**Supplied material:**

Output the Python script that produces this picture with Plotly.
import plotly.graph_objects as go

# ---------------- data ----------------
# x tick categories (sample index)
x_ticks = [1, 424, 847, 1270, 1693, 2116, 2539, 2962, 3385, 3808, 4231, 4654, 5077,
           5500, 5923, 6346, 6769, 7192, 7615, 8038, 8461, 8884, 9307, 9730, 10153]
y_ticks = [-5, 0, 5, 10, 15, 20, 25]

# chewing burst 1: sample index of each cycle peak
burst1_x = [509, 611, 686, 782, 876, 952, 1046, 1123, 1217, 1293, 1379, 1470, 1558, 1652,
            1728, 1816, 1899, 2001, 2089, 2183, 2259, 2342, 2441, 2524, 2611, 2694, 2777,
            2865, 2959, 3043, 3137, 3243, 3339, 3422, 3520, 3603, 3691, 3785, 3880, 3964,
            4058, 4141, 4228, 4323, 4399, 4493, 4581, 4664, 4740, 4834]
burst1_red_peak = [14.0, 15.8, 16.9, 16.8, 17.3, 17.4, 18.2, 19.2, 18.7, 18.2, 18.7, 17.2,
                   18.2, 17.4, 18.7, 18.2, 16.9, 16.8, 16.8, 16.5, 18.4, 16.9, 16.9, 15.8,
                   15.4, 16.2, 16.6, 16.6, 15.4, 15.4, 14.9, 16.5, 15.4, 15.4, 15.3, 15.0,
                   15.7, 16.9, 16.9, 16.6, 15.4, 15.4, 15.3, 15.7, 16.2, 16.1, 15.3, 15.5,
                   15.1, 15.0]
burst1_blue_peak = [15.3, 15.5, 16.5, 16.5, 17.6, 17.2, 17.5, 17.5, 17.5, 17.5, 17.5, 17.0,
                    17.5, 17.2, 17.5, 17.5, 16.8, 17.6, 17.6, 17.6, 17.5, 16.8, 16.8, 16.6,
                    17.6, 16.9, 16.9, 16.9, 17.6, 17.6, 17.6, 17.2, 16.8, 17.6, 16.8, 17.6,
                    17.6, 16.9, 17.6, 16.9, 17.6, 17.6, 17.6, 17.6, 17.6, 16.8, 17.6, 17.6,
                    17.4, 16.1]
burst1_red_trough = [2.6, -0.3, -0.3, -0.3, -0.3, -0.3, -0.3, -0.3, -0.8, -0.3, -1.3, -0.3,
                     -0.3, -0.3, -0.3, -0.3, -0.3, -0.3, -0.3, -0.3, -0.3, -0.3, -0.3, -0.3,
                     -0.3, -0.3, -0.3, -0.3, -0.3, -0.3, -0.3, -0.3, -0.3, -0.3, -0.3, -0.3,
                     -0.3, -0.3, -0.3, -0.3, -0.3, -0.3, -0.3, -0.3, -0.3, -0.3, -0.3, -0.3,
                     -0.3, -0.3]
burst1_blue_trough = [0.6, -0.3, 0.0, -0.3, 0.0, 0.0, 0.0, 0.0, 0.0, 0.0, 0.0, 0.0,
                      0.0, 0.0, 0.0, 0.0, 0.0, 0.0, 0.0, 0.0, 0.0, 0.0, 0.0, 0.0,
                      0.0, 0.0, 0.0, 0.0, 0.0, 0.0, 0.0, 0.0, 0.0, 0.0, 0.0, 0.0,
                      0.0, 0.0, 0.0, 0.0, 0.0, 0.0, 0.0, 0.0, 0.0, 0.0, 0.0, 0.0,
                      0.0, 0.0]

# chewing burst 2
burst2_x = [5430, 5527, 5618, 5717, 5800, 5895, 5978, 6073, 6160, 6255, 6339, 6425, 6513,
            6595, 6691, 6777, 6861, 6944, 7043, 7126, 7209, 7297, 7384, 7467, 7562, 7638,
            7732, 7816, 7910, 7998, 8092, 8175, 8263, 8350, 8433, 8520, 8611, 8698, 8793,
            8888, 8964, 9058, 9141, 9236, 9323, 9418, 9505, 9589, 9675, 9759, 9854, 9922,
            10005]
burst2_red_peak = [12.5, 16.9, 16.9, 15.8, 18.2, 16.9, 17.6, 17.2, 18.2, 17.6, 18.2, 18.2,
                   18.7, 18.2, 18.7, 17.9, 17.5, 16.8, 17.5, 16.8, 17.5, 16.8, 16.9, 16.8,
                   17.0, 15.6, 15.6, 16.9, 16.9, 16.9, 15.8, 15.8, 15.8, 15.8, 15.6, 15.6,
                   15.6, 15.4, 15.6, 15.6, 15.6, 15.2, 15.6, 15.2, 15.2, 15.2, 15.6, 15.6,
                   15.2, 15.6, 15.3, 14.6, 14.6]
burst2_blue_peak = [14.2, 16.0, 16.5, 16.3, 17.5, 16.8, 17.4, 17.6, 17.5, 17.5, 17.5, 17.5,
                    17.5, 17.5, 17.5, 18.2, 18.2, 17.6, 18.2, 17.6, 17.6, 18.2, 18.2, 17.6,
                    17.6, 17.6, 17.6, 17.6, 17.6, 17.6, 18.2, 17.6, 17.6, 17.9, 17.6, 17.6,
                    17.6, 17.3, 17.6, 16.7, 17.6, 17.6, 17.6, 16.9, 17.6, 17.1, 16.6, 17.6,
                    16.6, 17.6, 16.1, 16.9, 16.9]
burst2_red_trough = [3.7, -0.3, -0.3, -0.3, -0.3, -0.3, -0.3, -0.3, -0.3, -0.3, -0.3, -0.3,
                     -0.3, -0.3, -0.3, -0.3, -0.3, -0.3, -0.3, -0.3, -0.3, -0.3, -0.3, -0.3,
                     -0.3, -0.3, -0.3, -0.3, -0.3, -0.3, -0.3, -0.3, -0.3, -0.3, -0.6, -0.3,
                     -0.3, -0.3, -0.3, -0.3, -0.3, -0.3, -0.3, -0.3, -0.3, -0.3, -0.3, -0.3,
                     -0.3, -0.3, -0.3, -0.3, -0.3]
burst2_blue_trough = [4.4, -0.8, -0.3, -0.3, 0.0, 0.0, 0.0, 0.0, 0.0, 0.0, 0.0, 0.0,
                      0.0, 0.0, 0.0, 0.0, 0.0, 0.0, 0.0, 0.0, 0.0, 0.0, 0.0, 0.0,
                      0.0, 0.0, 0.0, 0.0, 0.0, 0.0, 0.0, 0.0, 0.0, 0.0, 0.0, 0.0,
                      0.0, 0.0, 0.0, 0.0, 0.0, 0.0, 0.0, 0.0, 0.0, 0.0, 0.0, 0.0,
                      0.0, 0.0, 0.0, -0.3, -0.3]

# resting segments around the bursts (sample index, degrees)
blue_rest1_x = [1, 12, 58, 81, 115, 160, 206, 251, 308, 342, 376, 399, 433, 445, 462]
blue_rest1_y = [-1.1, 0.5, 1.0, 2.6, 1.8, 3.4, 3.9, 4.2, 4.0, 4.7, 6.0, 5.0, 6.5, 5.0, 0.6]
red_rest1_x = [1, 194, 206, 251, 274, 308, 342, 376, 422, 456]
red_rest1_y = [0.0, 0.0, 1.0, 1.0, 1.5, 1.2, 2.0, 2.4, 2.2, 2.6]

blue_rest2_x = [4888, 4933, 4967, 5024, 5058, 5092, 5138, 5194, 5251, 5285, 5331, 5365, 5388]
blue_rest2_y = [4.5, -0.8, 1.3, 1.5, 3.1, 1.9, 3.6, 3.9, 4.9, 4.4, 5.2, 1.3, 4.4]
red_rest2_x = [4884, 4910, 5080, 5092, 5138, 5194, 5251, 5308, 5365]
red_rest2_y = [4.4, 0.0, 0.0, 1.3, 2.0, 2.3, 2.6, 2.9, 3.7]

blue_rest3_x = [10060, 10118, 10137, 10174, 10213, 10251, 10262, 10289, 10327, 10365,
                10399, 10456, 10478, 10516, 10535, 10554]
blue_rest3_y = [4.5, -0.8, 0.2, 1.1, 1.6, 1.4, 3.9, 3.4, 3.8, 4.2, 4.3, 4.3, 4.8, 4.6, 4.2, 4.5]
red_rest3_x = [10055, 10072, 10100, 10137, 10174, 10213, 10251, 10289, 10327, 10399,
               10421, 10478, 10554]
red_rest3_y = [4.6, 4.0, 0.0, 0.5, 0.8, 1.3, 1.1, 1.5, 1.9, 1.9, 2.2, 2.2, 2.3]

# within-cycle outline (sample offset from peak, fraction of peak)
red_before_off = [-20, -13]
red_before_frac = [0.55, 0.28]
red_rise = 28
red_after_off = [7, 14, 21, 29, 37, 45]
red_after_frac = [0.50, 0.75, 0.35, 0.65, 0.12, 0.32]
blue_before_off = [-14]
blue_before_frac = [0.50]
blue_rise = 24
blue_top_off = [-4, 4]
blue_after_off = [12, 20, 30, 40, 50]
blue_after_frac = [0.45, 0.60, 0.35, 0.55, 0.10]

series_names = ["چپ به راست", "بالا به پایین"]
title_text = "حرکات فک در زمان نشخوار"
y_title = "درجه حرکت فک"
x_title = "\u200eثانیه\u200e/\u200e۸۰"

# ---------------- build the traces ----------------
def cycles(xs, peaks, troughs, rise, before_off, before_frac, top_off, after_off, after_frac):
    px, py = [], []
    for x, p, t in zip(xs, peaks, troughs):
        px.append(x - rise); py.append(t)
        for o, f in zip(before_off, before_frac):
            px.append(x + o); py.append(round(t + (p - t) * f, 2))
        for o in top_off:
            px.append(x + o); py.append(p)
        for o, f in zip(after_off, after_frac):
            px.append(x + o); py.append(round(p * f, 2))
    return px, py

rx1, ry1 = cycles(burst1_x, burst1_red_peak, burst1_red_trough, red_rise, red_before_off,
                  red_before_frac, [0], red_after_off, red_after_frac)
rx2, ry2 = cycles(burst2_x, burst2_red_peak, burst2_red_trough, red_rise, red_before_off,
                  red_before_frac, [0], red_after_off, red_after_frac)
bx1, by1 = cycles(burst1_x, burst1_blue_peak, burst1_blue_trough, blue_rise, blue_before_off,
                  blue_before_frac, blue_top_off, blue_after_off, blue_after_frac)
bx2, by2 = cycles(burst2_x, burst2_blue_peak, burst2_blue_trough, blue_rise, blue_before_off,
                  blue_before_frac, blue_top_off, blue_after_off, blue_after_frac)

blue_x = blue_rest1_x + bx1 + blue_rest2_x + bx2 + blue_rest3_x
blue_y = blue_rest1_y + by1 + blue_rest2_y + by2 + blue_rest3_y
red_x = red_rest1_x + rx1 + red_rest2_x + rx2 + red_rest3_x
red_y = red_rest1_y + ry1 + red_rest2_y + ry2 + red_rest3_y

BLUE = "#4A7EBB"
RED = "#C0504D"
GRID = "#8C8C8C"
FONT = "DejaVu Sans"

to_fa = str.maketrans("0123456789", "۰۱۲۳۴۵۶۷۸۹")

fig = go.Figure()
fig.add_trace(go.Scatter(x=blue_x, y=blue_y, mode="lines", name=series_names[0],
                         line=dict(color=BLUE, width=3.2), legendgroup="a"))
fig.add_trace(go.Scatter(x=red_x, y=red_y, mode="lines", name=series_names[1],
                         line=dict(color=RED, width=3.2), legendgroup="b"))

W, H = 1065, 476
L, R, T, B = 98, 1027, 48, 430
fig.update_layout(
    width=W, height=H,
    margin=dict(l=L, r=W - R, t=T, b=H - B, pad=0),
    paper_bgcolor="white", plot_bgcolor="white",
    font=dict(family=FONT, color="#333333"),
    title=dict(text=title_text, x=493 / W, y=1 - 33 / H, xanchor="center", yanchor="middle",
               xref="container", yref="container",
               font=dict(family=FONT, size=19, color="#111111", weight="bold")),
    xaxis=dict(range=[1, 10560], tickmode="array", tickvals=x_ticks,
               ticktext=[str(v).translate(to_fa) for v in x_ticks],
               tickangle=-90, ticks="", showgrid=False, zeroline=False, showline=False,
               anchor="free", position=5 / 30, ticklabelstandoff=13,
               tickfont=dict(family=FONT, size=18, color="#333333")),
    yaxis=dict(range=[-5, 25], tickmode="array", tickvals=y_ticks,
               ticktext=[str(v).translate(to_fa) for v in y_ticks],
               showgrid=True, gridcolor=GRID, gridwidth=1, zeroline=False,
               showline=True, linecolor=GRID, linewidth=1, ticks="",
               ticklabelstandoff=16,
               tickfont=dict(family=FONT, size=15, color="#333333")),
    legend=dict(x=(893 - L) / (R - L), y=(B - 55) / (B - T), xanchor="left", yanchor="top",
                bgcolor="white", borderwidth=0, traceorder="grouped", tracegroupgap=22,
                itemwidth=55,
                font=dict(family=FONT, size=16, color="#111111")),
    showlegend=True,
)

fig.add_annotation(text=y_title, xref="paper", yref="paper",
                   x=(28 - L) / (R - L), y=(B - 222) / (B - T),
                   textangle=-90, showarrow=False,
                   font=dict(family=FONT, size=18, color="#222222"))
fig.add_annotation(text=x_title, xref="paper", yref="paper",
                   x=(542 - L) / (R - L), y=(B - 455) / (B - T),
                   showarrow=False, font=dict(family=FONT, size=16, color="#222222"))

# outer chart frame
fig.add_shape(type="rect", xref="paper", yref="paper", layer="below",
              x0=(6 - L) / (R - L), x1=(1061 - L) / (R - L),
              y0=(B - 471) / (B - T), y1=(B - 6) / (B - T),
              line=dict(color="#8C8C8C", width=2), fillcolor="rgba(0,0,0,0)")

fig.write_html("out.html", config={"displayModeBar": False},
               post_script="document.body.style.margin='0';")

**Task goal:**
What is the number of lines above that contain the string "picture"? Answer with the number alone.

**Written reply:**
1